This fall, four new productions of Shakespeare’s classic tales hit the Broadway stage. The first, Romeo and Juliet, features Orlando Bloom and Condola Rashad leading a mixed-race cast that adds a racial reading to the tale of the star-crossed lovers. Next month, Mark Rylance and Stephen Fry lead an all-male cast in Richard III and Twelfth Night, which will be performed in repertory. Later in October, Ethan Hawke steps into the title role in Macbeth, the second production of the Scottish Play to be on Broadway in 2013 (Tony winner Alan Cumming starred in a one-man production earlier this year). With a new film version of Romeo and Juliet due this out this fall and a modern-day version of Cymbeline (also starring Hawke) currently filming in New York, it seems that Shakespeare’s back! But did he ever go away?
Baz Luhrmann’s William Shakespeare’s Romeo + Juliet could be seen as the film that instigated the ’90s trend of modernizing Shakespeare’s works for a generally young audience, a movement that brought us teen comedies like 10 Things I Hate About You, melodramas like O, and offbeat black comedies such as Scotland, PA. Of course, Shakespeare’s tales have always adapted well to film, from the straightforward adaptations by Laurence Olivier and Kenneth Branagh to the most avant-garde films of directors like Julie Taymor.
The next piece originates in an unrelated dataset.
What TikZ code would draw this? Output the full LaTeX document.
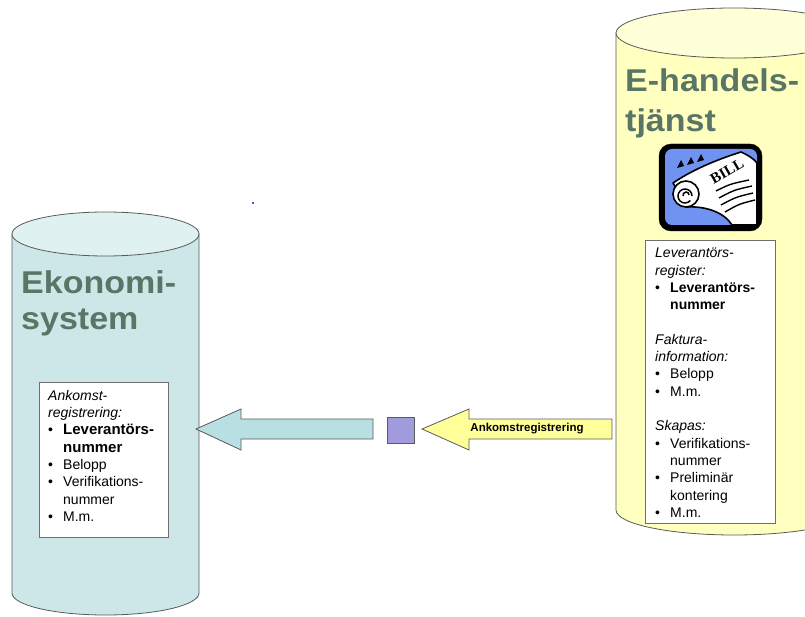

And Shakespeare has always been a staple on the stage, particularly in New York. Shakespeare in the Park is a local institution, although in years past the lineup has included productions of musicals (such as last year’s Into the Woods) and non-Shakespearean texts. And while the 2010 production of The Merchant of Venice transferred to Broadway (with the help of Al Pacino’s star power), it’s not typical for the big Broadway houses to host the Bard’s classics rather than big-budget musicals based on popular movies or composed entirely of famous pop songs.
That’s why this season’s proliferation of Shakespeare on Broadway comes as a bit of a surprise. Sure, at least three of the shows have some sort of casting gimmick, playing on either race or gender; in the latter case, the productions of Richard III and Twelfth Night are based on the historical context of Shakespeare’s time, when only men acted on stage. The conceit seems a little silly now, considering we have women who regularly step onto the boards. Romeo and Juliet‘s racial overtones seem, of course, like a fairly obvious interpretation of the two feuding families in Verona (but let’s not discount the dreamy Orlando Bloom’s draw, either).
On the one hand, you could argue that Shakespeare’s continued popularity is a bonus for those who create and support theatre; Shakespeare’s works are typically one’s first introduction to serious theatre. And while I cannot discount the importance and influence of Shakespeare on the art form, I have to wonder: what’s the point of continuing the patterns of traditional, even slightly recalibrated revivals? Is there no room for new, fresh pieces of theatre without relying on the familiar stories of Shakespeare to draw audiences? It’s the unfamiliar, of course, that keeps the casual theatre-goers at bay, and it’s certainly more of a challenge to produce new works. But despite Shakespeare’s influence and the timeless take on human behavior, perhaps they’re taking up space that would be better filled by more contemporary works of serious theatre.